Masalahnya, laiknya mahasiswa kebanyakan yang masih kental idealismenya, mahasiswa fakultas hukum juga senang beradu argumen. Lalu, bagaimana mahasiswa fakultas hukum ‘melampiaskan’ hasrat berdebatnya, kalau nanti memilih karier sebagai pengacara ternyata hanya akan melakukan rutinitas membosankan? Indonesian Law Debate Society (ILDS) mungkin salah satu jawaban dari pertanyaan ini.

Berawal dari sekumpulan mahasiswa yang suka berdebat, ILDS dibentuk setahun silam di kampus FHUI Depok. ILDS merupakan wadah bagi mahasiswa FHUI yang memiliki minat dan bakat dalam debat bahasa Indonesia. Sebagai Badan Semi Otonom, ILDS secara struktur resminya bernaung di bawah Badan Eksekutif Mahasiswa FHUI.

Semangat yang menjadi ruh dari organisasi tersebut adalah menciptakan tren baru di kalangan mahasiswa fakultas hukum untuk menggunakan seluruh soft skill yang diterima selama kuliahnya dalam kemampuan berdebat. “Seperti diketahui bahwa dalam berdebat, skill yang diperlukan tidak hanya pemahaman terhadap suatu teori tetapi juga kemampuan untuk merangkai kalimat,” tutur Kartini L Makmur, Direktur Eksekutif ILDS.

Visi:
Mahasiswa Fakultas Hukum Universitas Indonesia yang kritis dan kompetitif.

Misi:
1.
    Membentuk mahasiswa Fakultas Hukum yang mampu menganalisis permasalahan dari sudut pandang hukum;

2.    Membentuk mahasiswa Fakultas Hukum yang mampu mengungkapkan pendapatnya dengan efektif;
3.    Membentuk mahasiswa Fakultas Hukum yang mampu bersaing secara sehat.

Menurut wanita berkerudung ini, berdebat memiliki banyak manfaat. Salah satu yang utama adalah melatih mahasiswa untuk melihat suatu permasalahan dari dua sudut pandang pro dan kontra sekaligus. “Itu akan melatih mahasiswa hukum untuk berpikir secara komprehensif baik dari sisi pro dan kontra, sehingga tidak mudah menyalahkan jika mendapati suatu permasalahan hukum,” ujarnya sembari tersenyum.

Terkait organisasi yang dipimpinnya, Kartini mengatakan ILDS telah mencetak sejumlah prestasi meskipun umurnya baru setahun.

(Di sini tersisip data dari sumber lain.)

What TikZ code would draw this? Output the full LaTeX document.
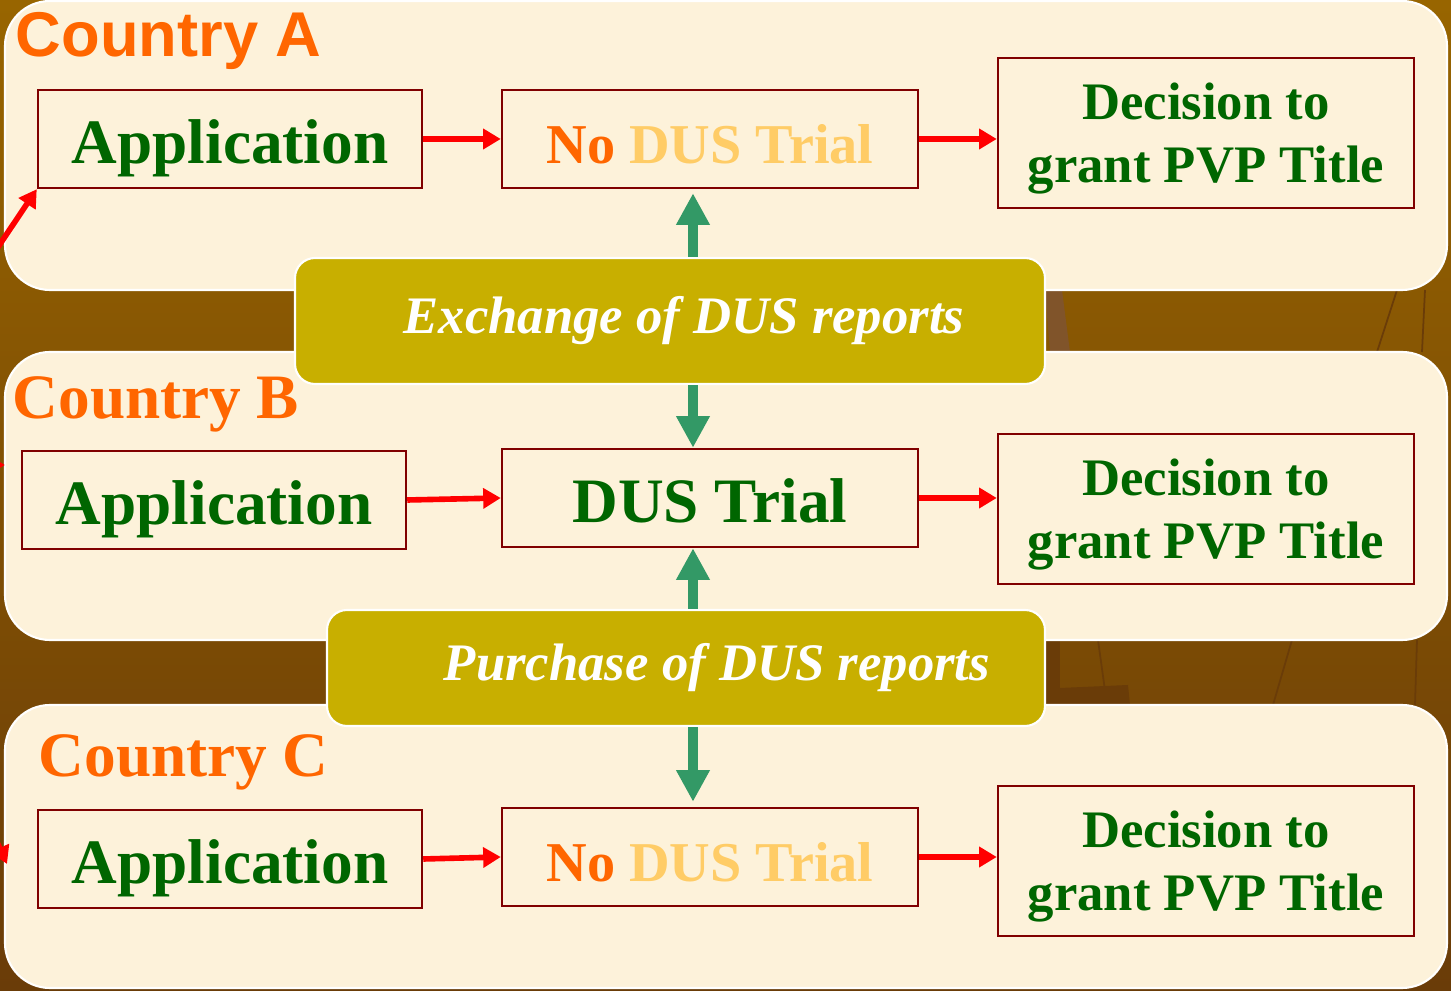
\documentclass[tikz,border=0pt]{standalone}
\usepackage{fontspec}
\setmainfont{Liberation Serif}
\newfontfamily\arialfont{Liberation Sans}
\usetikzlibrary{arrows.meta,calc}
\definecolor{pvpbrown}{RGB}{152,101,0}
\definecolor{pvpdeep}{RGB}{106,60,8}
\definecolor{pvpwood}{RGB}{128,84,42}
\definecolor{pvpcream}{RGB}{253,242,218}
\definecolor{pvpgold}{RGB}{200,175,0}
\definecolor{pvpgreen}{RGB}{0,102,0}
\definecolor{pvporange}{RGB}{255,102,0}
\definecolor{pvppeach}{RGB}{255,204,102}
\definecolor{pvpmaroon}{RGB}{128,0,0}
\definecolor{pvpteal}{RGB}{51,153,102}

\begin{document}
\begin{tikzpicture}[
  panel/.style={draw=white,line width=0.6pt,fill=pvpcream,rounded corners=0.45cm},
  band/.style={draw=white,line width=0.6pt,fill=pvpgold,rounded corners=0.2cm,text=white,font=\fontsize{15}{18}\selectfont\bfseries\itshape},
  stage/.style={draw=pvpmaroon,line width=0.7pt,inner sep=0pt,minimum height=0.98cm,text height=13.8pt,text depth=0pt,text=pvpgreen,font=\fontsize{18}{21}\selectfont\bfseries},
  verdict/.style={draw=pvpmaroon,line width=0.7pt,inner sep=0pt,minimum width=4.16cm,minimum height=1.5cm,text depth=0pt,align=center,text=pvpgreen,font=\fontsize{15}{18}\selectfont\bfseries},
  country/.style={anchor=base west,inner sep=0pt,text=pvporange,font=\fontsize{18}{21}\selectfont\bfseries},
  flow/.style={draw=red,line width=1.6pt,-{Triangle[length=5pt,width=5.6pt]}},
  report/.style={draw=pvpteal,line width=2.8pt,-{Triangle[length=9pt,width=9pt]}},
  crack/.style={draw=pvpdeep,line width=0.5pt}
]
  \useasboundingbox (0,0) rectangle (14.51,-9.91);
  \shade[top color=pvpbrown,bottom color=pvpdeep] (0,0) rectangle (14.51,-9.91);
  \fill[pvpwood] (10.45,-2.9)--(10.62,-2.9)--(10.70,-3.52)--(10.50,-3.52)--cycle;
  \draw[crack] (13.97,-2.9)--(13.77,-3.52);
  \draw[crack] (14.25,-2.9)--(14.22,-3.52);
  \fill[pvpdeep] (10.45,-6.4)--(10.60,-6.4)--(10.60,-7.05)--(10.45,-7.05)--cycle;
  \fill[pvpdeep] (10.60,-6.88)--(11.28,-6.85)--(11.30,-7.05)--(10.60,-7.05)--cycle;
  \draw[crack] (10.98,-6.4)--(11.07,-7.05);
  \draw[crack] (12.92,-6.4)--(12.73,-7.05);
  \draw[crack] (14.17,-6.4)--(14.15,-7.05);

  \draw[panel] (0.05,-0.01) rectangle (14.47,-2.90);
  \draw[panel] (0.05,-3.52) rectangle (14.47,-6.40);
  \draw[panel] (0.05,-7.05) rectangle (14.47,-9.88);

  \node[country,font=\arialfont\fontsize{18}{21}\selectfont\bfseries] (nameA) at (0.15,-0.57) {Country A};
  \node[country] (nameB) at (0.12,-4.19) {Country B};
  \node[country] (nameC) at (0.38,-7.77) {Country C};

  \node[stage,minimum width=3.84cm] (appA) at (2.30,-1.39) {Application};
  \node[stage,minimum width=4.16cm,text height=14.2pt,font=\fontsize{16}{19}\selectfont\bfseries] (trialA) at (7.10,-1.39) {\textcolor{pvporange}{No} \textcolor{pvppeach}{DUS Trial}};
  \node[verdict] (titleA) at (12.06,-1.33) {Decision to\\grant PVP Title};

  \node[stage,minimum width=3.84cm] (appB) at (2.14,-5.00) {Application};
  \node[stage,minimum width=4.16cm] (trialB) at (7.10,-4.98) {DUS Trial};
  \node[verdict] (titleB) at (12.06,-5.09) {Decision to\\grant PVP Title};

  \node[stage,minimum width=3.84cm] (appC) at (2.30,-8.59) {Application};
  \node[stage,minimum width=4.16cm,text height=14.2pt,font=\fontsize{16}{19}\selectfont\bfseries] (trialC) at (7.10,-8.57) {\textcolor{pvporange}{No} \textcolor{pvppeach}{DUS Trial}};
  \node[verdict] (titleC) at (12.06,-8.61) {Decision to\\grant PVP Title};

  \node[band,minimum width=7.50cm,minimum height=1.26cm] (swap) at (6.70,-3.21) {\hspace*{0.28cm}Exchange of DUS reports};
  \node[band,minimum width=7.18cm,minimum height=1.16cm] (buy) at (6.86,-6.68) {\hspace*{0.62cm}Purchase of DUS reports};

  \draw[flow] (appA.east)--(trialA.west);
  \draw[flow] (trialA.east)--(trialA.east -| titleA.west);
  \draw[flow] (appB.east)--(trialB.west);
  \draw[flow] (trialB.east)--(trialB.east -| titleB.west);
  \draw[flow] (appC.east)--(trialC.west);
  \draw[flow] (trialC.east)--(trialC.east -| titleC.west);

  \coordinate (fromA) at (-0.12,-2.62);
  \coordinate (fromB) at (-0.50,-4.65);
  \coordinate (toB) at (0.05,-4.65);
  \coordinate (fromC) at (-0.20,-8.05);
  \coordinate (toC) at (0.07,-8.64);
  \draw[flow] (fromA)--(appA.south west);
  \draw[flow] (fromB)--(toB);
  \draw[flow] (fromC)--(toC);

  \coordinate (axis) at (6.93,0);
  \draw[report] (axis |- swap.north)--([yshift=-0.04cm]axis |- trialA.south);
  \draw[report] (axis |- swap.south)--(axis |- trialB.north);
  \draw[report] (axis |- buy.north)--(axis |- trialB.south);
  \draw[report] (axis |- buy.south)--([yshift=0.05cm]axis |- trialC.north);
\end{tikzpicture}
\end{document}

ILDS misalnya pernah menyabet Juara Debat Mahkamah Konstitusi Regional II, Juara II Lomba Debat di Universitas Parahyangan Bandung, dan Juara II di Olimpiade Ilmiah Mahasiswa 2010. ILDS bahkan sempat dilirik lembaga internasional Peace Women Accros the Globe yang bermarkas di Swiss, untuk diajak kerjasama, tetapi batal terlaksana.

Kartini mengatakan sejumlah prestasi itu direngkuh ILDS dengan berbagai rintangan. Salah satunya adalah ILDS sempat mengalami kesulitan mencari mahasiswa hukum yang suka berdebat. Kendala lainnya, dukungan fakultas yang masih minim dalam hal pendanaan dan pengurusan surat izin. “Padahal kita sangat memerlukan dana untuk mengikuti lomba debat yang seringnya diadakan di luar daerah,” tandas Kartini.

Ironis, meskipun berjuang membawa panji fakultas, pengurus ILDS seringkali justru harus merogoh koceknya sendiri untuk biaya ikut perlombaan debat. Biasanya, biaya yang berasal dari kantong pengurus akan diganti jika keikutsertaan ILDS dalam lomba debat membuahkan prestasi. Hadiah kemenangan biasanya dibagi-bagikan kepada pengurus secara proporsional.

Tak ada pengorbanan yang sia-sia. Kini, keberadaan ILDS mendapat respon yang positif dari dosen dan mahasiswa FHUI. “Para dosen tak segan-segan banyak memberi penjelasan mosi dan bahkan meminjami kita buku, “ jelas Kartini.